--- begin Information shown ---

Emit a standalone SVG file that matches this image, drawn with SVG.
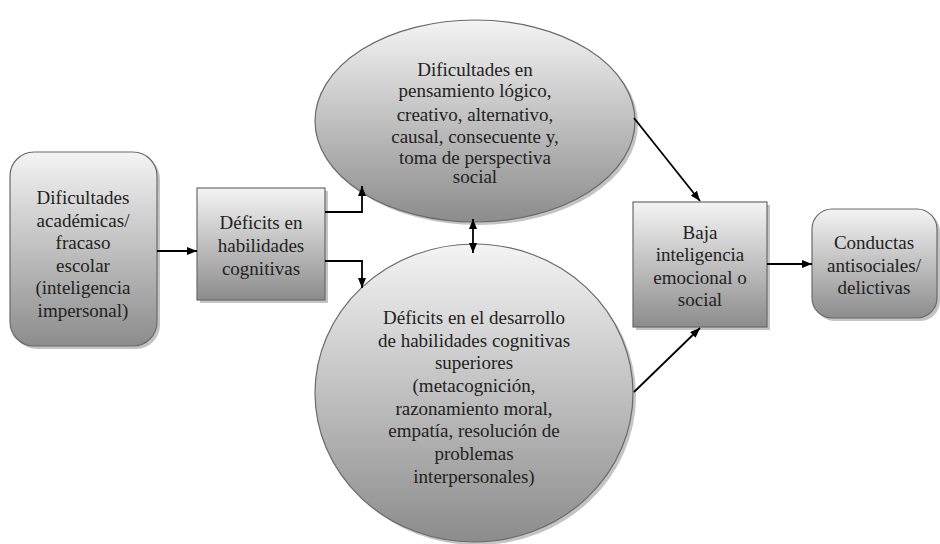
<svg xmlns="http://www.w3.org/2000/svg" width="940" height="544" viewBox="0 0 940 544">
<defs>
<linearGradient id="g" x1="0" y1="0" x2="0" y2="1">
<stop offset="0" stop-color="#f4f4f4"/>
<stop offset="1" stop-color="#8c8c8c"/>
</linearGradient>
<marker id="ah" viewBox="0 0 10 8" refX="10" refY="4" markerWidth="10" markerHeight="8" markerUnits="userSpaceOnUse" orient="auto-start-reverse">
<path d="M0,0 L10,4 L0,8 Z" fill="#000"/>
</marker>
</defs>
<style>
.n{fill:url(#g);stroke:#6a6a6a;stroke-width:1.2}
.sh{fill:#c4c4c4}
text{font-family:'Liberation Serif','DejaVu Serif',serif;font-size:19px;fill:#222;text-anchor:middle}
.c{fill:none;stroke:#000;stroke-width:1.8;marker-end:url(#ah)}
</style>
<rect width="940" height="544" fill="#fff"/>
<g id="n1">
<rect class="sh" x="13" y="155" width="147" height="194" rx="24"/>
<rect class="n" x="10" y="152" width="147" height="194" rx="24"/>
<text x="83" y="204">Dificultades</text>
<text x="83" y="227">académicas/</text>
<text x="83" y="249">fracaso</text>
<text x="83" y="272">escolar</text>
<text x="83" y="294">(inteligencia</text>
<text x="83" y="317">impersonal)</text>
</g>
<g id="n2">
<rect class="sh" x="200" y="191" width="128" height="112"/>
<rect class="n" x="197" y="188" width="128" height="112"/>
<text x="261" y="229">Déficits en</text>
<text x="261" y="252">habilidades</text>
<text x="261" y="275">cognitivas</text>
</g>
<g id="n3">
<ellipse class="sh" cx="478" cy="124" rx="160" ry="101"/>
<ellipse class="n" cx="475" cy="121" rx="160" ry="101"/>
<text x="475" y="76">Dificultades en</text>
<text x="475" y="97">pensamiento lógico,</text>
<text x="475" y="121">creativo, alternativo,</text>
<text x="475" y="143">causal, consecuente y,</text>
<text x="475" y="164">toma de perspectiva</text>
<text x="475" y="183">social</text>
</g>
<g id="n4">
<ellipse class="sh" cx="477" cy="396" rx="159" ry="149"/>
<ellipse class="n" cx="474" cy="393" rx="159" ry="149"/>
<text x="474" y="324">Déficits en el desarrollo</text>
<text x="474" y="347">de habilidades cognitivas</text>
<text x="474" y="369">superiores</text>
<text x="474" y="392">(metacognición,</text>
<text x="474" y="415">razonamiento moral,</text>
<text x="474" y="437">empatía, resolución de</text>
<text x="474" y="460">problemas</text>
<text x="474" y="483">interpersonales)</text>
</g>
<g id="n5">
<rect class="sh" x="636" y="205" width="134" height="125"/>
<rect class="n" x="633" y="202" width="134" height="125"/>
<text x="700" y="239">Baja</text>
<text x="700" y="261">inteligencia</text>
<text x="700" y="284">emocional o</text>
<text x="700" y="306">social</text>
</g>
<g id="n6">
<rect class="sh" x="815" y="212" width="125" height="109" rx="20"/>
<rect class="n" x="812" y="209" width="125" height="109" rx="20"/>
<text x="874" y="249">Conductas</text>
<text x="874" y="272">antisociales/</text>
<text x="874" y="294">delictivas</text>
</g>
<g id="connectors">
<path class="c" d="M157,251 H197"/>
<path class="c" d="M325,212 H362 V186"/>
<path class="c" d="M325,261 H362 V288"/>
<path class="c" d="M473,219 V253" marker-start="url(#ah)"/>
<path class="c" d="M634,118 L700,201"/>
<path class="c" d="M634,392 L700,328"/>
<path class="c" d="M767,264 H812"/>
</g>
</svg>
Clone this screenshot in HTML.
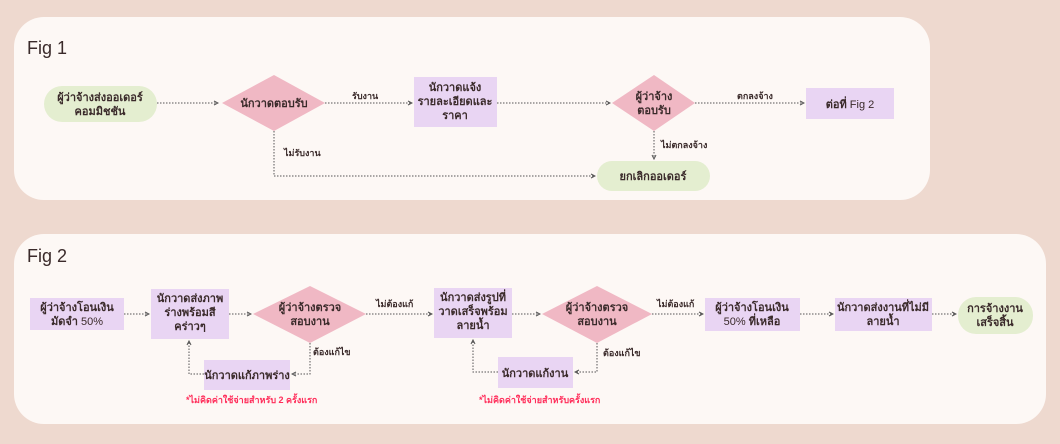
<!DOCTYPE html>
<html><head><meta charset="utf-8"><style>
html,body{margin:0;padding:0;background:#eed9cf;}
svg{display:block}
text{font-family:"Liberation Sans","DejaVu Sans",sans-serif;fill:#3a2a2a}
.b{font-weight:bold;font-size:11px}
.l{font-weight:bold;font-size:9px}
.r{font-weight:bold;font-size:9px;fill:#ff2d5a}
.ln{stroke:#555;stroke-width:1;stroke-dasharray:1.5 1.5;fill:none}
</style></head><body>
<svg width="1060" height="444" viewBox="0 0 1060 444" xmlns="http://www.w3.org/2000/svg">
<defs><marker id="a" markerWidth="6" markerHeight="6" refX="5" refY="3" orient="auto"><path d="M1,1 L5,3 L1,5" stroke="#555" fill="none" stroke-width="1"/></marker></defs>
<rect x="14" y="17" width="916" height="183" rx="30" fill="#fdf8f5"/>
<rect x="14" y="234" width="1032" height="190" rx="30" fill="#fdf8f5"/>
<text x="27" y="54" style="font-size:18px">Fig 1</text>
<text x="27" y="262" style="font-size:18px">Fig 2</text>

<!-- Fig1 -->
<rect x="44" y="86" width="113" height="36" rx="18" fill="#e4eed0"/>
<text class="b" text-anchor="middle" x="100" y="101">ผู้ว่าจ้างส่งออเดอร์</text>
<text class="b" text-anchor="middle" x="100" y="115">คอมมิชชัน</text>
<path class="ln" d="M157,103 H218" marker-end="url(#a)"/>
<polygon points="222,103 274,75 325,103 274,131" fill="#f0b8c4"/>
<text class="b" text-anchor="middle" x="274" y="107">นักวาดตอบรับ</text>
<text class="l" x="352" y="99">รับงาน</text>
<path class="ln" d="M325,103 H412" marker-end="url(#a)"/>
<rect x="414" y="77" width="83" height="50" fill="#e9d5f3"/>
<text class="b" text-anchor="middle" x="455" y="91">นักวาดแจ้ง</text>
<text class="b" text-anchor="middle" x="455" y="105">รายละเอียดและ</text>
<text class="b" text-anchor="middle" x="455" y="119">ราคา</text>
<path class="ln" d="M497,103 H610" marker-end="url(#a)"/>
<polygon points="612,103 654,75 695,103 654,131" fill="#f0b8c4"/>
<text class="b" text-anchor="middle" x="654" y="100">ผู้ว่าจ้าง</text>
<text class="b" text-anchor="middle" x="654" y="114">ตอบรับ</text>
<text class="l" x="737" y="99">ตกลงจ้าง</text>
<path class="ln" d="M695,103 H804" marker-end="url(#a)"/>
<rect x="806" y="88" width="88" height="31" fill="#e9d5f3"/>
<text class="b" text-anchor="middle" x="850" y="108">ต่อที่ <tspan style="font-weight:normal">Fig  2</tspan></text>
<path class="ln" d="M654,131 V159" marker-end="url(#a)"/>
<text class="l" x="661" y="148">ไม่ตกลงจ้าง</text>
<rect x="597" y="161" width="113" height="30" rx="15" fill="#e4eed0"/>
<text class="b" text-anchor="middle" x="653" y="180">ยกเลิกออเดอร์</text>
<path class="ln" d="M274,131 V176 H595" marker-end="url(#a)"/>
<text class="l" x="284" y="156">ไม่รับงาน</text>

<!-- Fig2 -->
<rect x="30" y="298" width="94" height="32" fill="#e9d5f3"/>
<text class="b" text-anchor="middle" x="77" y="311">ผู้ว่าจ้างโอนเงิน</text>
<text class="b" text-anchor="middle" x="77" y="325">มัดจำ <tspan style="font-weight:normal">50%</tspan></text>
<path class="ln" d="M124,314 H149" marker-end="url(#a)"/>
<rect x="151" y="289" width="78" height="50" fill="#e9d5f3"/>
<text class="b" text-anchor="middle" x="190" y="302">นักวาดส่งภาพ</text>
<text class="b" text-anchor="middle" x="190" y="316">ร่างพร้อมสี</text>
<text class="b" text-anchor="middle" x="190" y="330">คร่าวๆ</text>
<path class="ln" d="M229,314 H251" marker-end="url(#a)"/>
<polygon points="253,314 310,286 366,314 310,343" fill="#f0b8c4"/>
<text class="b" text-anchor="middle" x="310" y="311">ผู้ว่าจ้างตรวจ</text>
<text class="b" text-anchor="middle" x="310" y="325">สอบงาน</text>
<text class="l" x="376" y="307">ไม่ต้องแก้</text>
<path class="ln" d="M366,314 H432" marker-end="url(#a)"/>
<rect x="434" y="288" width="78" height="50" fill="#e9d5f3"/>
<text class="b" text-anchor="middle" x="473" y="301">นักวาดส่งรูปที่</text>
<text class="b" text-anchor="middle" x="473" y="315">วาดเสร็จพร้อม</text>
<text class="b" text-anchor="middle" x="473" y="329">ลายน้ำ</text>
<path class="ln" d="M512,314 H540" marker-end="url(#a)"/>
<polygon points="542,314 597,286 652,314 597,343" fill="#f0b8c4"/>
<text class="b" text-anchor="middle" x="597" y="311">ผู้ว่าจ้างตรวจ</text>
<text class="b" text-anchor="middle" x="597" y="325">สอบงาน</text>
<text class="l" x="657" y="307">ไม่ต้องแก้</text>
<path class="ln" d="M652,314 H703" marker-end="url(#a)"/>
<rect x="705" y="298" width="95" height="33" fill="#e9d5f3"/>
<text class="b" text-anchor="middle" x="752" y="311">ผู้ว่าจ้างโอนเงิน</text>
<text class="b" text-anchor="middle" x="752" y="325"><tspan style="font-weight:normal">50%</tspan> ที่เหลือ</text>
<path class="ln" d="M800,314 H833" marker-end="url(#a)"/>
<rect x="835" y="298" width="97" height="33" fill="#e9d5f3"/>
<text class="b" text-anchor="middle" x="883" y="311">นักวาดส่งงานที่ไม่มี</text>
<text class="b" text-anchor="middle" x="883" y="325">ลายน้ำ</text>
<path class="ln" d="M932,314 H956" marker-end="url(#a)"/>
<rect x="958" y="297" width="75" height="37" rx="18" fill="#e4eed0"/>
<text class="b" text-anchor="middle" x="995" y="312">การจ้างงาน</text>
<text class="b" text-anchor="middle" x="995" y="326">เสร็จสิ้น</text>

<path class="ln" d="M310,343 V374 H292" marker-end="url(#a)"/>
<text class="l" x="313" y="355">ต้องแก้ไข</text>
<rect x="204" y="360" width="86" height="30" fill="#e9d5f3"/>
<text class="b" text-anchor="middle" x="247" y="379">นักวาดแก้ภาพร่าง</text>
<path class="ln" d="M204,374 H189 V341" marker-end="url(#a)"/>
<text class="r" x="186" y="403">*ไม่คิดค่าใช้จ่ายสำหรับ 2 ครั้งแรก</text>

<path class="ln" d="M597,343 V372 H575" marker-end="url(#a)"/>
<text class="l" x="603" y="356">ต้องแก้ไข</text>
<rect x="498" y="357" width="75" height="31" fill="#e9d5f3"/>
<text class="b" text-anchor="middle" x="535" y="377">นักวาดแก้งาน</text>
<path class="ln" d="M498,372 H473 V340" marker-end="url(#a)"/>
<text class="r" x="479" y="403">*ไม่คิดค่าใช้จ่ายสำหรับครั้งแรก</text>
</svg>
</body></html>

--- end Information shown ---

To be done —
Tell how many lines contain the word "this", using only the number.

Output of the task —
2